Department of Physics and Theoretical Physics, Machine CM
Atom optics is the study of the wave nature of atoms. According to quantum mechanics matter has a dual particle-wave nature. We usually think of atoms as particles, but sometimes their behaviour can only be understood if they are modelled as waves. A specifically wave-like phenomenon is diffraction. The focus of this project is on atom diffraction from gratings made of light. There is an ongoing experimental atom optics program at ANU, in both the Faculties and the Research School of Physical Sciences and Engineering. Apart from its intrinsic interest this project supports that program through modelling. Project r71 explored atom waveguides. In particular we investigated the bound states that occur in non-uniform waveguides.
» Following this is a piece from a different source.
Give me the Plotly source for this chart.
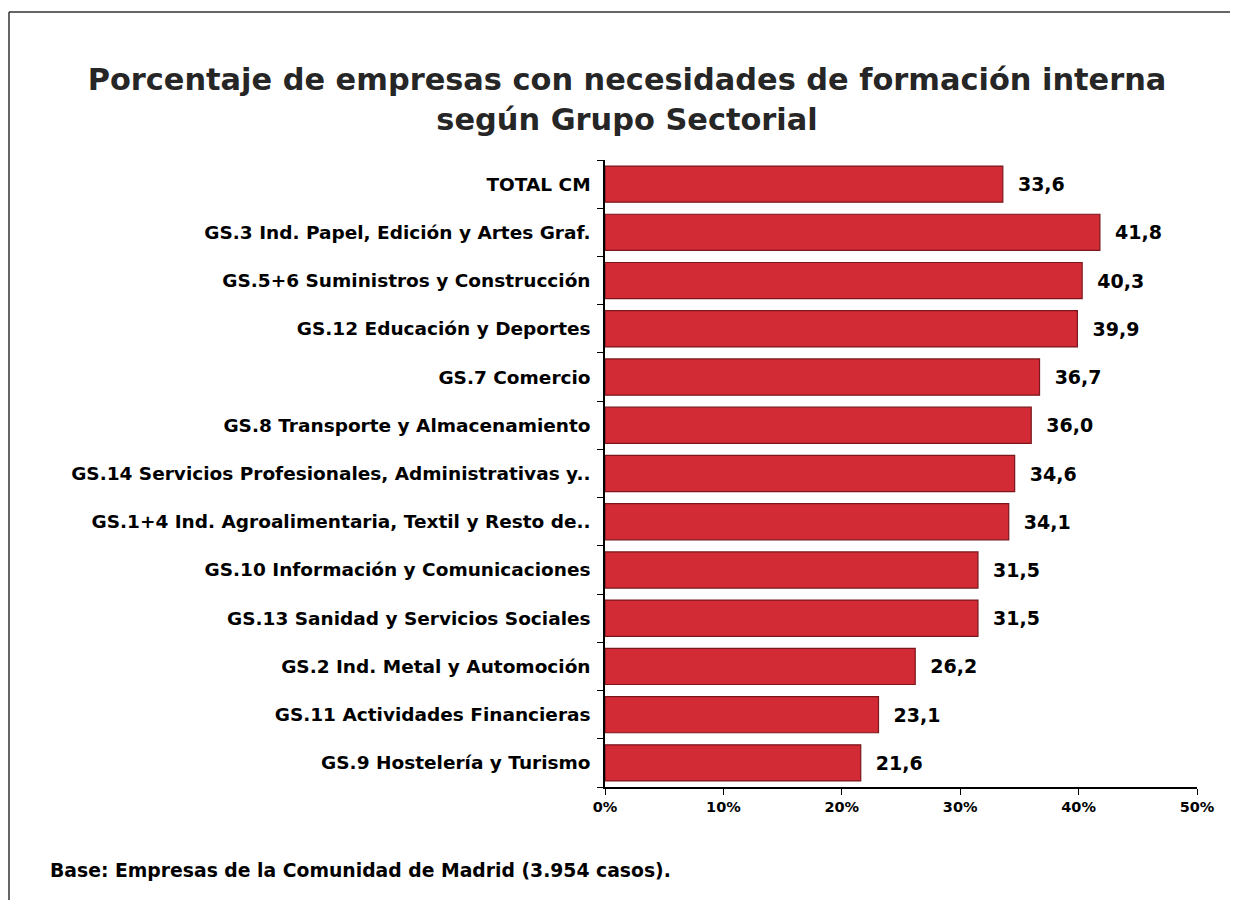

What are the basic questions addressed?
Can a supercomputer model quantitatively reproduce experimental results? If so, under what conditions will the ANU atom diffraction experiment perform optimally?
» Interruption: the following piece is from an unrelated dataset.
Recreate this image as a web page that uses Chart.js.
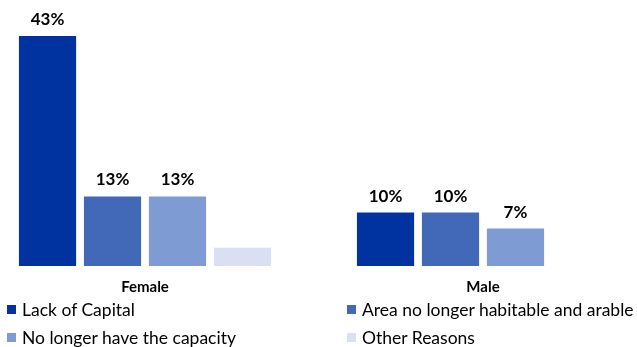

What are the results to date and the future of the work?
Excellent agreement has been obtained between the computer model and preliminary ANU experiments. This has facilitated planning of future experiments. Presently the atoms are modelled by only two atomic energy levels, in both this model and analytical ones. From experiments it has become clear that more levels are required. This is the focus of work for 1995.
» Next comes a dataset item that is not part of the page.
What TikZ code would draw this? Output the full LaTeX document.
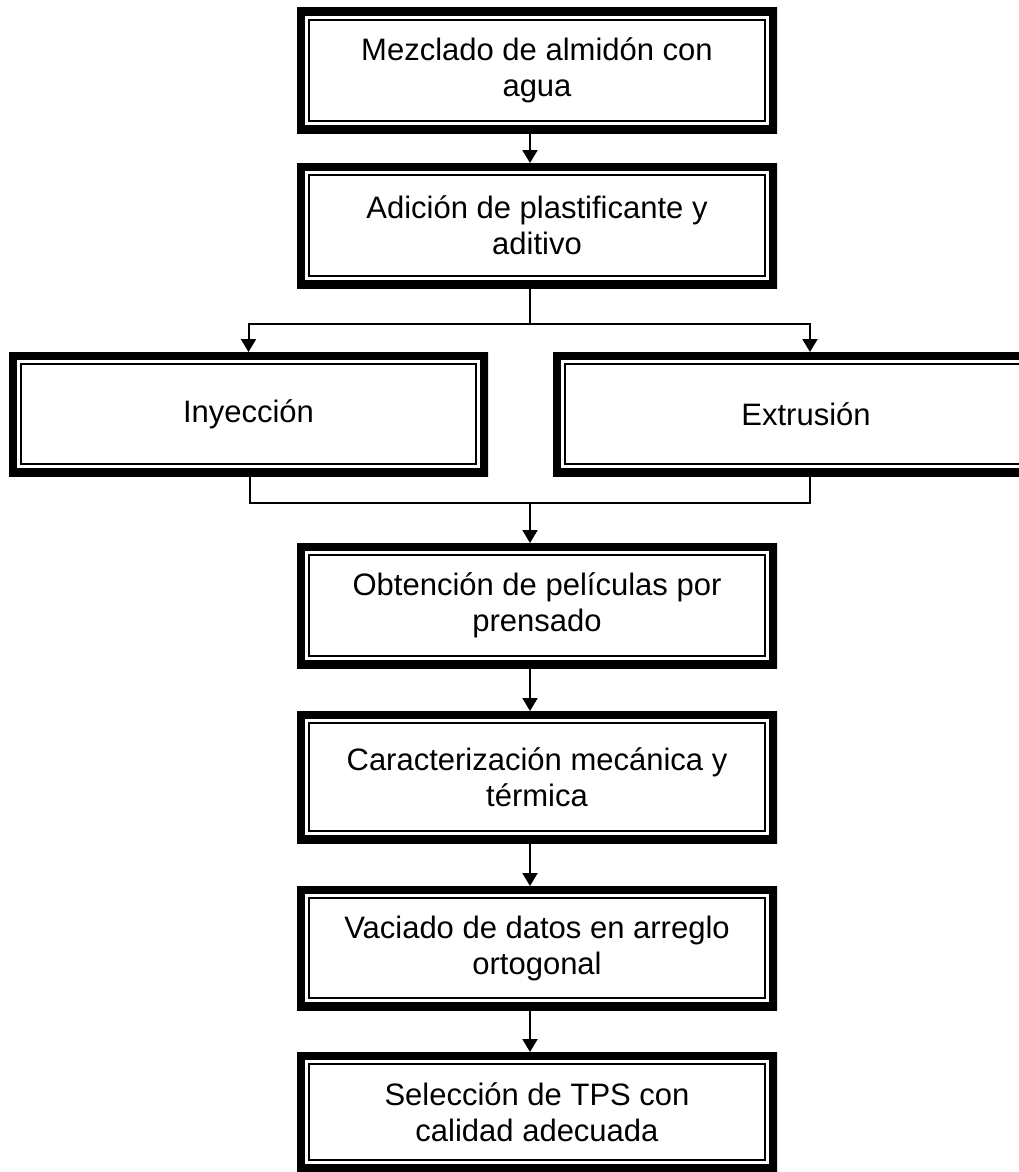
\documentclass[tikz,border=0pt]{standalone}
\usepackage{fontspec}
\setmainfont{Liberation Sans}
\usetikzlibrary{arrows.meta}
\begin{document}
\begin{tikzpicture}[x=1pt,y=-1pt,
  box/.style={rectangle, inner sep=0pt, outer sep=0pt, align=center,
    minimum width=480pt, minimum height=125pt,
    font=\fontsize{31}{36}\selectfont,
    path picture={
      \draw[line width=16pt] (path picture bounding box.north west) rectangle (path picture bounding box.south east);
      \draw[line width=2pt] ([shift={(12pt,-12pt)}]path picture bounding box.north west) rectangle ([shift={(-12pt,12pt)}]path picture bounding box.south east);
    }},
  conn/.style={line width=2pt},
  arr/.style={conn, -{Triangle[width=15pt,length=13pt]}}]
\useasboundingbox[fill=white] (0,0) rectangle (1019,1172);

\node[box] (m1) at (537,70.5) {Mezclado de almidón con\\agua};
\node[box] (m2) at (537,225.5) {Adición de plastificante y\\aditivo};
\node[box, minimum width=479pt, minimum height=124pt] (iny) at (248.5,414) {Inyección};
\node[box, minimum width=506pt, minimum height=124pt] (ext) at (806,414) {Extrusión};
\node[box] (obt) at (537,605.5) {Obtención de películas por\\prensado};
\node[box, minimum height=132pt] (car) at (537,777) {Caracterización mecánica y\\térmica};
\node[box, minimum height=124pt] (vac) at (537,948) {Vaciado de datos en arreglo\\ortogonal};
\node[box, minimum height=120pt] (sel) at (537,1112) {Selección de TPS con\\calidad adecuada};

\coordinate (cx) at (530,0);
\coordinate (split) at (530,324);
\coordinate (join) at (530,503);
\coordinate (extx) at (810,0);
\coordinate (injx) at (250,0);

\draw[arr] (m1.south -| cx) -- (m2.north -| cx);
\draw[conn] (m2.south -| split) -- (split);
\draw[arr] (split) -| (iny.north);
\draw[arr] (split) -| (ext.north -| extx);
\draw[conn] (iny.south -| injx) |- (join) -| (ext.south -| extx);
\draw[arr] (join) -- (obt.north -| join);
\draw[arr] (obt.south -| cx) -- (car.north -| cx);
\draw[arr] (car.south -| cx) -- (vac.north -| cx);
\draw[arr] (vac.south -| cx) -- (sel.north -| cx);
\end{tikzpicture}
\end{document}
What computational techniques are used and why is a supercomputer required?
The modelling of atom diffraction requires solution of the Schrodinger equation in two spatial dimensions and time. A standard split operator/FFT technique is used. The degree of realism we are demanding from our model requires us to solve a system of partial differential equations, one equation for each atomic energy level. This, together with the need to scan parameter space, requires supercomputing to be feasible.
Bound states of two-dimensional non-uniform waveguides, M Andrews and C Savage, Physical Review A, 50, 4335 (1994).